- GOAL OF THE EXERCISE -
Using the material below, work out how many lines contain the word "document". Reply with the number and nothing more.

Some records
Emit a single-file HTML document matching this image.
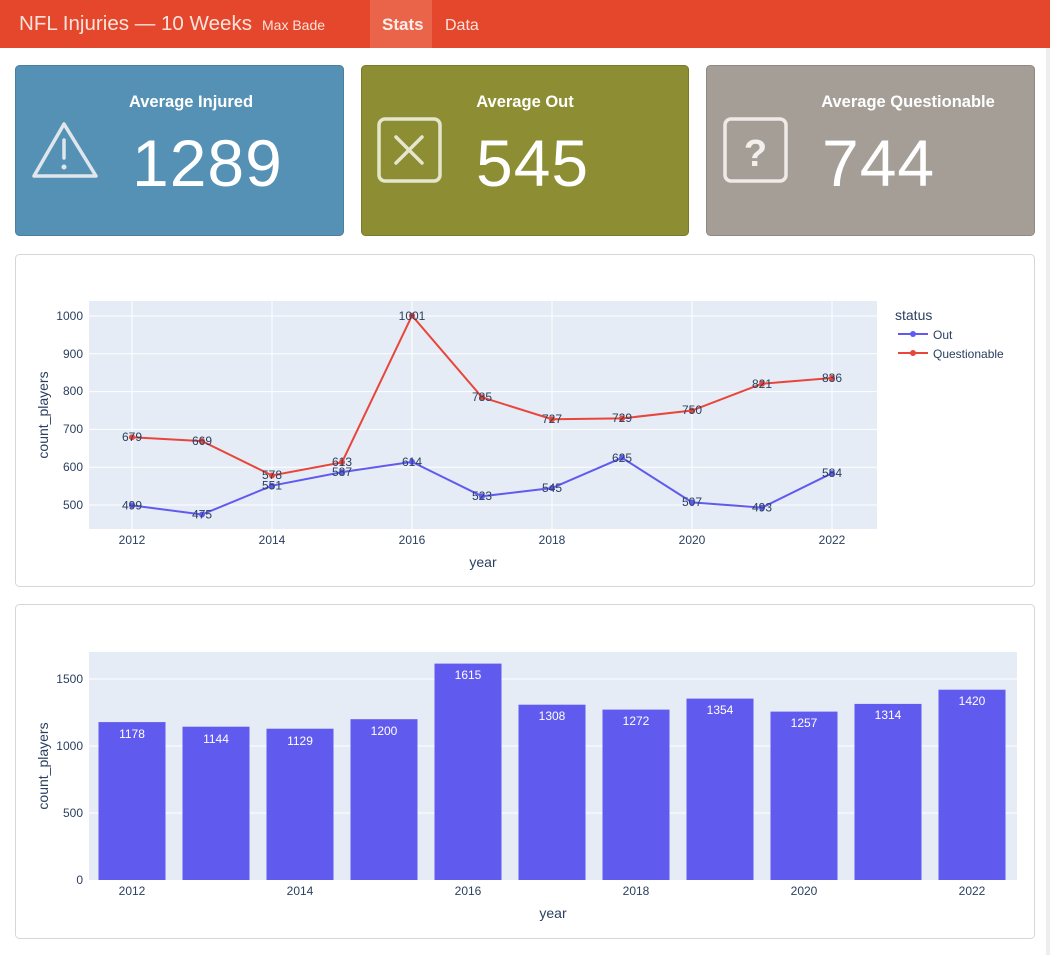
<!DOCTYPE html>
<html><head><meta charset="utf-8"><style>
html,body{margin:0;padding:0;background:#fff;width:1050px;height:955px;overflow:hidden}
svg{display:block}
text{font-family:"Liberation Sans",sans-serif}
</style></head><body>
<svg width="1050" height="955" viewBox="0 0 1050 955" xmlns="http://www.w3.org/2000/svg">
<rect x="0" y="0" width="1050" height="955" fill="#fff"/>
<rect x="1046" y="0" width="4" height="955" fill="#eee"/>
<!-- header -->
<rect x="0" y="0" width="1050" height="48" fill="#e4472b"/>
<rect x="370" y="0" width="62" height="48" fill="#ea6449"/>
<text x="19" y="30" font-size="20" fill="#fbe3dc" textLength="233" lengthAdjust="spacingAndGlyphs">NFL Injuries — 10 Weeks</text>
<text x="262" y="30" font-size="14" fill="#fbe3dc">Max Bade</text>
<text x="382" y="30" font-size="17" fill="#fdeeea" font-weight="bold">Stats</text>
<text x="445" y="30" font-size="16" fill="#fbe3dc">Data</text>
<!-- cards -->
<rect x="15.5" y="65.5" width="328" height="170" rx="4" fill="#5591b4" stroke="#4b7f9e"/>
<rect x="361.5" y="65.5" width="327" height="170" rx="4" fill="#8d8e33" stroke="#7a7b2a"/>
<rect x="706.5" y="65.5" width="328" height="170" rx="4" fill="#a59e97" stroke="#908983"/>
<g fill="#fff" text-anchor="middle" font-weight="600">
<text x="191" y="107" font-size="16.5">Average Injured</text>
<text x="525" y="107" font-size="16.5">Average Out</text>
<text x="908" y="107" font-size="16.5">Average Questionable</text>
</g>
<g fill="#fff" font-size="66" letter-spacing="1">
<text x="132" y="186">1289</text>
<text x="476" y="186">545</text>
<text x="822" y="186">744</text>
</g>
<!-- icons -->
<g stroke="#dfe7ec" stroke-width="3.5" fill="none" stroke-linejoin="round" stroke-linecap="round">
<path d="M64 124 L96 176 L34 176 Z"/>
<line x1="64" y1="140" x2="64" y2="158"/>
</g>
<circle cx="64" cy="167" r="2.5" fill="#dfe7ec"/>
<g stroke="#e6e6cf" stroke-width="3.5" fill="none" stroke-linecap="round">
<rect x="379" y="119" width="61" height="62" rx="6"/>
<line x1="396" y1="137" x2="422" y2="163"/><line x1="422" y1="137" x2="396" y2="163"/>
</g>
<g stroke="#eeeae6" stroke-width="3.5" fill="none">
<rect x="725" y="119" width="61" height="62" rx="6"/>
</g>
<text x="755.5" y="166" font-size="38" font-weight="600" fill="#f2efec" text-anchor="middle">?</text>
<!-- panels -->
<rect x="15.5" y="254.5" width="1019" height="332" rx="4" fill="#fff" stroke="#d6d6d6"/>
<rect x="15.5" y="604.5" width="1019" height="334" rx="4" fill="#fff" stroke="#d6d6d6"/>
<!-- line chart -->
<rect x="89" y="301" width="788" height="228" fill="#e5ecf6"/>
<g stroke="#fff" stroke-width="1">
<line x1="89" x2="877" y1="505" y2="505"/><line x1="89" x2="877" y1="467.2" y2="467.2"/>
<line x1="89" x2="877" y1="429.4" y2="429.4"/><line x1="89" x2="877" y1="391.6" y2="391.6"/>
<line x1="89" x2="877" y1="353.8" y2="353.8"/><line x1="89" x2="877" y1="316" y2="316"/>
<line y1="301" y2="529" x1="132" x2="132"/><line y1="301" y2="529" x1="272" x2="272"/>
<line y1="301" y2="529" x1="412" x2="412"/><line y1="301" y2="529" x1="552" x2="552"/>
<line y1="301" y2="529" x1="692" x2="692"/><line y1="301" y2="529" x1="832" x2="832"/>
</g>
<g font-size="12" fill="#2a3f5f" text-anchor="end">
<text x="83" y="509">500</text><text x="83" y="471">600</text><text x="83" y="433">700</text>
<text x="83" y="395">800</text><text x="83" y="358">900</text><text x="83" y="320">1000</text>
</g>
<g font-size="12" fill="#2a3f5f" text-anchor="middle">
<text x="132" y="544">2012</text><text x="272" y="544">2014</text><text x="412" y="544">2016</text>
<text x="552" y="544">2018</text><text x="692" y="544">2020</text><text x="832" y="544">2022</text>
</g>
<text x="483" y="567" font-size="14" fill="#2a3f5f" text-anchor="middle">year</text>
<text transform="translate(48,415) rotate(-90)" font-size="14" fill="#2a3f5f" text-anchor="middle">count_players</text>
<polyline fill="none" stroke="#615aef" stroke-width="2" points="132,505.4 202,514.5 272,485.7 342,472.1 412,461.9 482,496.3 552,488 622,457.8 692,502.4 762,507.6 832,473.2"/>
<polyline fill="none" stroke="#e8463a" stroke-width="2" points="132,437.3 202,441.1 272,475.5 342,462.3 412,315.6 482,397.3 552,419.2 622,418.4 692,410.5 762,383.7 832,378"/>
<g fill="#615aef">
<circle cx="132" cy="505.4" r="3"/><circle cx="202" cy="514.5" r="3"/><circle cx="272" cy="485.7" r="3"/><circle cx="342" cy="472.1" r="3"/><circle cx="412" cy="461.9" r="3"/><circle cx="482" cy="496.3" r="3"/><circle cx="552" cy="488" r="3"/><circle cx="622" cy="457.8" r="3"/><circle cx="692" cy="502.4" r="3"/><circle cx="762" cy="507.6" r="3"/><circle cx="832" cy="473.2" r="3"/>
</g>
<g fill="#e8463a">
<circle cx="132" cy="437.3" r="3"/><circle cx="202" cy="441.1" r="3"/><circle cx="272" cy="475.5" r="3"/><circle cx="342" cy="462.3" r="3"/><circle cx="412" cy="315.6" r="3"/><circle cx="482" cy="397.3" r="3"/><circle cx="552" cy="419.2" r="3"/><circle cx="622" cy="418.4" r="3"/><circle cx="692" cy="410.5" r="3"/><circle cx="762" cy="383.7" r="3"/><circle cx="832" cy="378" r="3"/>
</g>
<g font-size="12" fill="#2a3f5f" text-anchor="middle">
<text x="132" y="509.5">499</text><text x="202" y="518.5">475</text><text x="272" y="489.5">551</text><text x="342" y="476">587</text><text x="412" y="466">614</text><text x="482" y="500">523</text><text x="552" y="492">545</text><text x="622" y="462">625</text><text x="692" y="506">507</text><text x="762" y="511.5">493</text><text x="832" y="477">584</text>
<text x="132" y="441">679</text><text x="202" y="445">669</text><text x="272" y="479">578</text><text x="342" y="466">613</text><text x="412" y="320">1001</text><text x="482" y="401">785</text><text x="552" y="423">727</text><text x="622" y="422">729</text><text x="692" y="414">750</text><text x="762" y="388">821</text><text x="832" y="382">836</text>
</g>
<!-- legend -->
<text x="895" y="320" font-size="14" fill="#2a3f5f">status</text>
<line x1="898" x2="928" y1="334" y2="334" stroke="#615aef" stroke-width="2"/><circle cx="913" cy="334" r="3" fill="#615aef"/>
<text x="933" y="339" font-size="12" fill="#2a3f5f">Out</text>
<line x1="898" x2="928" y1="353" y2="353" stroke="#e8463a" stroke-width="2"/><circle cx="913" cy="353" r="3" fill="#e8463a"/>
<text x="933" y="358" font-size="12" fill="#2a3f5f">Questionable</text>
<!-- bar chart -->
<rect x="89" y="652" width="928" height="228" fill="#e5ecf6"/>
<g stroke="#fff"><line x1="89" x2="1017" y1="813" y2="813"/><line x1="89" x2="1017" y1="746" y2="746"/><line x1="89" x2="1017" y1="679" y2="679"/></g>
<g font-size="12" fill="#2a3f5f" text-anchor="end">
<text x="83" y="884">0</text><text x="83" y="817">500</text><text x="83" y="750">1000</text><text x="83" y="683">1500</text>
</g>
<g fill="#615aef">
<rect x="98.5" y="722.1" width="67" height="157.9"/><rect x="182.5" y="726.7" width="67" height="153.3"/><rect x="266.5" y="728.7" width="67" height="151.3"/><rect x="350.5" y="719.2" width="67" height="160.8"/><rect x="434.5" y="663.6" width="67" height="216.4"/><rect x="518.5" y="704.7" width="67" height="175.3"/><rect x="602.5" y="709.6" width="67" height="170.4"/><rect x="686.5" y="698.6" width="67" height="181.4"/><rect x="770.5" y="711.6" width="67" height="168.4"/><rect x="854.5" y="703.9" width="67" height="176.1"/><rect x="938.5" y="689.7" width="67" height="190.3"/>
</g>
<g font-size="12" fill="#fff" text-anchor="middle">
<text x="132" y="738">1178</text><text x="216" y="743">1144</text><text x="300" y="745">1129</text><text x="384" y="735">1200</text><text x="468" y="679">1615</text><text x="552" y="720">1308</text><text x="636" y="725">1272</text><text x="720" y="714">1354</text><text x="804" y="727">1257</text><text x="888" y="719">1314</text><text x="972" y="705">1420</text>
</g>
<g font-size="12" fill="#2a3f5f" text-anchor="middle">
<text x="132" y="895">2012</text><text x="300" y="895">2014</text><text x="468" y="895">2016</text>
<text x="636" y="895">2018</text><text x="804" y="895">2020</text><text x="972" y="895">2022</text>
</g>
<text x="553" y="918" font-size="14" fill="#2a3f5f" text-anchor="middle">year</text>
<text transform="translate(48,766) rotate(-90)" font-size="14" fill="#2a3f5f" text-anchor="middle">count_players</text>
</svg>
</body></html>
==
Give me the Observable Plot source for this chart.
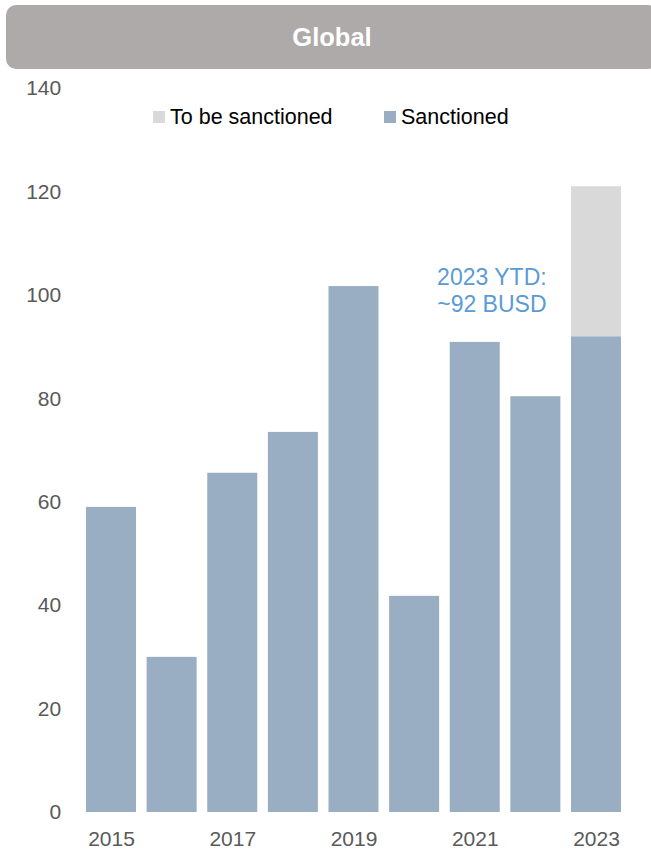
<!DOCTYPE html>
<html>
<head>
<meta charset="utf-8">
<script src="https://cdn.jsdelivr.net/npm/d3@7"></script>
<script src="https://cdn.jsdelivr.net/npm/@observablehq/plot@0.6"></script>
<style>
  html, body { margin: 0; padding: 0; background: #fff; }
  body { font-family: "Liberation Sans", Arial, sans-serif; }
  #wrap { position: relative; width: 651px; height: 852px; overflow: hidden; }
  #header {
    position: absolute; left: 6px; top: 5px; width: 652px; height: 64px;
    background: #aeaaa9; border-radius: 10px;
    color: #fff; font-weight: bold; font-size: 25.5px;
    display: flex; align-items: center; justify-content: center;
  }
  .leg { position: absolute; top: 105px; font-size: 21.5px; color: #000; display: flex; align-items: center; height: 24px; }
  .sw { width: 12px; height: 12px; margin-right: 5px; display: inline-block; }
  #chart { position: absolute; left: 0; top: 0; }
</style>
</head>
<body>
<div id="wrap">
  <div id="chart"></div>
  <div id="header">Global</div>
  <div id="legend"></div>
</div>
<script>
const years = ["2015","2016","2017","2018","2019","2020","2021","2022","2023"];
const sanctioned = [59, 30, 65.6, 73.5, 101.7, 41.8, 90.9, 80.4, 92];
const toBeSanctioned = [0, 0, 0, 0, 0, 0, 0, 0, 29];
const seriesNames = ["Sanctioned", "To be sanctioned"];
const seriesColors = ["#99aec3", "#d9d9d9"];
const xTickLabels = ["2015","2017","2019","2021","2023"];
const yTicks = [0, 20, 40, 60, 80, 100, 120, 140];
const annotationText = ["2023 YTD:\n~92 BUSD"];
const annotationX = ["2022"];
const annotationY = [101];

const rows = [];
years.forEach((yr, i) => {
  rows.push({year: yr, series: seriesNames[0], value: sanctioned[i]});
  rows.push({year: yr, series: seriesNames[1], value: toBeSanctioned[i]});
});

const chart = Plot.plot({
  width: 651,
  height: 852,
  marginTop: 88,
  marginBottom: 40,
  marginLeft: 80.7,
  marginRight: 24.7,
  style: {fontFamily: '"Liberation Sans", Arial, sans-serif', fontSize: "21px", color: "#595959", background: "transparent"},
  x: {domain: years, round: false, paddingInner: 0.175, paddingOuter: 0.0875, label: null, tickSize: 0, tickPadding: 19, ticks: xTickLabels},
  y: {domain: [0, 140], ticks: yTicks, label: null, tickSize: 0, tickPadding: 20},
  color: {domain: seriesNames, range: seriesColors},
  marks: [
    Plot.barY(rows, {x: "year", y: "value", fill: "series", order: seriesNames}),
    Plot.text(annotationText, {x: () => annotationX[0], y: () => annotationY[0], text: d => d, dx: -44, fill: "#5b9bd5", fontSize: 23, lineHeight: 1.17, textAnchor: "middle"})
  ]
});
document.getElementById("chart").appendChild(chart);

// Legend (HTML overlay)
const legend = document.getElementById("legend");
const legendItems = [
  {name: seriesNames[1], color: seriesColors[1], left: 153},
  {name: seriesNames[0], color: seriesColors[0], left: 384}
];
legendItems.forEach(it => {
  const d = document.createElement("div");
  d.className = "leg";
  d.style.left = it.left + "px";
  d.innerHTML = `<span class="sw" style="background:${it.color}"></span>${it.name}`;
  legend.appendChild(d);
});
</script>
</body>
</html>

- REPLY TO THE EXERCISE -
4